The organization believes that the Spaniard Ángel Carromero, who was driving the car in which Payá was travelling and who is now on probation in his country, was ”obliged” to confess himself to be responsible, and that Cuban Justice paid no attention to the complaints of the dissident’s relatives, excluding them from the trials. Carromero himself, who was then a leader of the youth branch of Spain’s Popular Party (PP), has asserted on several occasions that the accident was an “attack” orchestrated by the Island’s regime. Those responsible for the report insist that Carromero had no access to a lawyer for weeks and that, later, he was forced to be represented by lawyers with close ties to the Government.

“The State of Cuba is responsible internationally for having violated Ángel Carromero’s right to an effective legal defense,” says the report, since the authorities refused his defense access to the case file and the opportunity to present new evidence.

“Cuba is not a democratic State in which individual rights are respected or in which there exists independence among the powers of the State,” warns the report, which labels trials that involve dissidents as “a mere formality” in which “all the actors (prosecutor, judge and defense attorney) direct their work towards legitimizing the Government’s decision and not towards the search for the historical truth of events and the punishment of the responsible parties.” The investigation and the later trial in the death of Payá and Cepero were not exceptions, having been carried out in a “context of complete authoritarianism.”

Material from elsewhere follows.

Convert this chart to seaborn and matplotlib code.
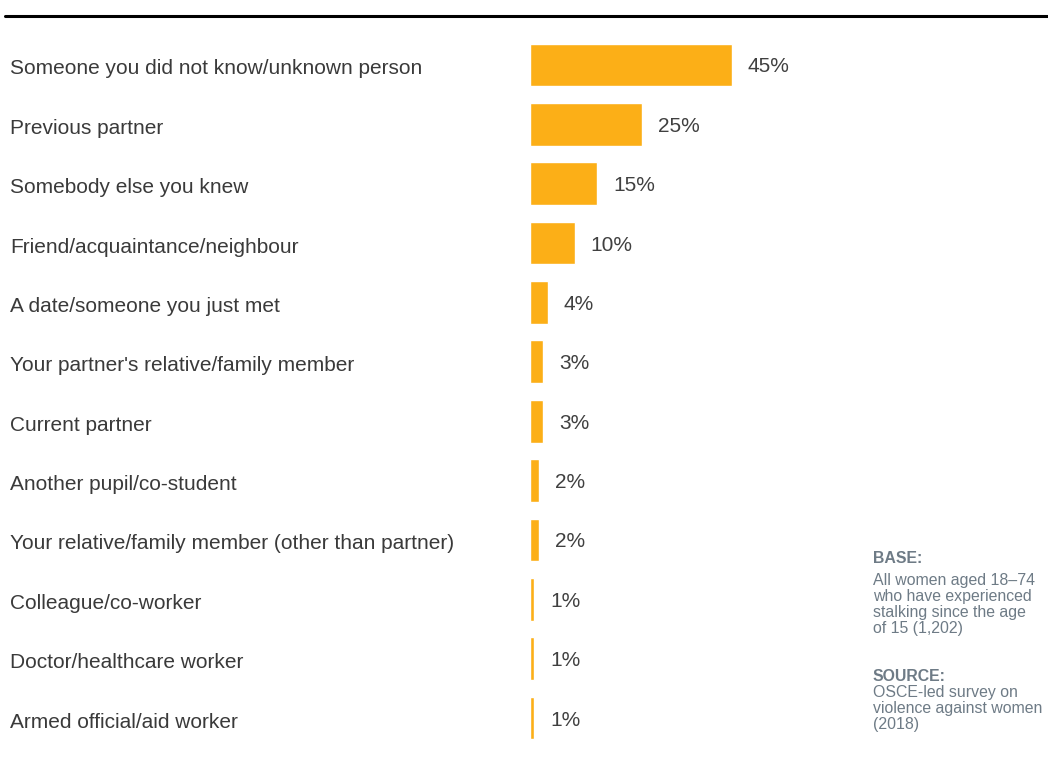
import matplotlib
matplotlib.use("Agg")
import matplotlib.pyplot as plt
import matplotlib.transforms as mtransforms
import seaborn as sns
import pandas as pd
from matplotlib.lines import Line2D

# Who was the perpetrator of stalking (share of women, %)
categories = [
    "Someone you did not know/unknown person",
    "Previous partner",
    "Somebody else you knew",
    "Friend/acquaintance/neighbour",
    "A date/someone you just met",
    "Your partner's relative/family member",
    "Current partner",
    "Another pupil/co-student",
    "Your relative/family member (other than partner)",
    "Colleague/co-worker",
    "Doctor/healthcare worker",
    "Armed official/aid worker",
]
values = [45, 25, 15, 10, 4, 3, 3, 2, 2, 1, 1, 1]

base_lines = ["All women aged 18\u201374", "who have experienced",
              "stalking since the age", "of 15 (1,202)"]
source_lines = ["OSCE-led survey on", "violence against women", "(2018)"]

df = pd.DataFrame({"category": categories, "value": values})

sns.set_theme(style="white")
plt.rcParams["font.family"] = ["Liberation Sans", "DejaVu Sans"]

W, H, DPI = 1048, 759, 100
fig = plt.figure(figsize=(W / DPI, H / DPI), dpi=DPI)

ax_left, ax_right = 530, 979
ax_top, ax_bottom = 35.3, 747.7
ax = fig.add_axes([ax_left / W, 1 - ax_bottom / H,
                   (ax_right - ax_left) / W, (ax_bottom - ax_top) / H])

bar_color = "#FCAF17"
sns.barplot(data=df, x="value", y="category", orient="h", color=bar_color,
            saturation=1, width=0.72, ax=ax)

ax.set_xlim(0, 100)
ax.set_ylim(len(categories) - 0.5, -0.5)
for s in ax.spines.values():
    s.set_visible(False)
ax.set_xticks([])
ax.set_xlabel("")
ax.set_ylabel("")

# Text sits slightly below the bar centre line
nudge = mtransforms.ScaledTranslation(0, -2 / DPI, fig.dpi_scale_trans)

# Category labels left-aligned at the figure's left margin
pad_pts = (ax_left - 10) * 72 / DPI
ax.tick_params(axis="y", length=0, pad=pad_pts)
for lab in ax.get_yticklabels():
    lab.set_horizontalalignment("left")
    lab.set_fontsize(15)
    lab.set_color("#3a3a3a")
    lab.set_transform(lab.get_transform() + nudge)

for i, v in enumerate(values):
    ax.text(v + 3.5, i, f"{v}%", va="center", ha="left",
            fontsize=15, color="#404040", transform=ax.transData + nudge)

# Rule across the top
fig.add_artist(Line2D([5 / W, 1.0], [1 - 16 / H, 1 - 16 / H],
                      transform=fig.transFigure, color="black", linewidth=2.2))

# Notes block
note_x = 873 / W
grey = "#6E7B86"
note_size = 11.4
line_step = 16


def note_block(title, lines, title_baseline, first_baseline):
    fig.text(note_x, 1 - title_baseline / H, title, fontsize=note_size,
             fontweight="bold", color=grey, va="baseline", ha="left")
    for k, line in enumerate(lines):
        fig.text(note_x, 1 - (first_baseline + k * line_step) / H, line,
                 fontsize=note_size, color=grey, va="baseline", ha="left")


note_block("BASE:", base_lines, 563, 585)
note_block("SOURCE:", source_lines, 681, 697)

fig.savefig("out.png", dpi=DPI, facecolor="white")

Cuban authorities also did not permit the family of the deceased to speak with the two survivors of the crash (Ángel Carromero and the Swede Jens Aron Modig), and three years after the event, they have still not communicated the result of the autopsy. The dissident’s relatives received the clothes that he was wearing the day of the incident already washed which kept them from opting for an independent examination.

“Havana’s authorities believed that it was necessary to destroy my father,” said the daughter of the opponent, Rosa Maria Payá, present at Georgetown University. “This report will be an important tool against the impunity of those authorities,” she added. According to the activist, the document “is the end of the first part” of her efforts, and the process to clarify what happened to her father “is only beginning” with “the analysis of the evidence” in the hands of the family.

“We plan to use this report as a tool in front of all the international bodies,” said Payá, who calls on Cuban authorities to release her father’s and Cepero’s autopsy reports.

The authors of the report accuse Havana of having violated the Universal Declaration of Human Rights as well as the American Declaration of the Rights and Duties of Man.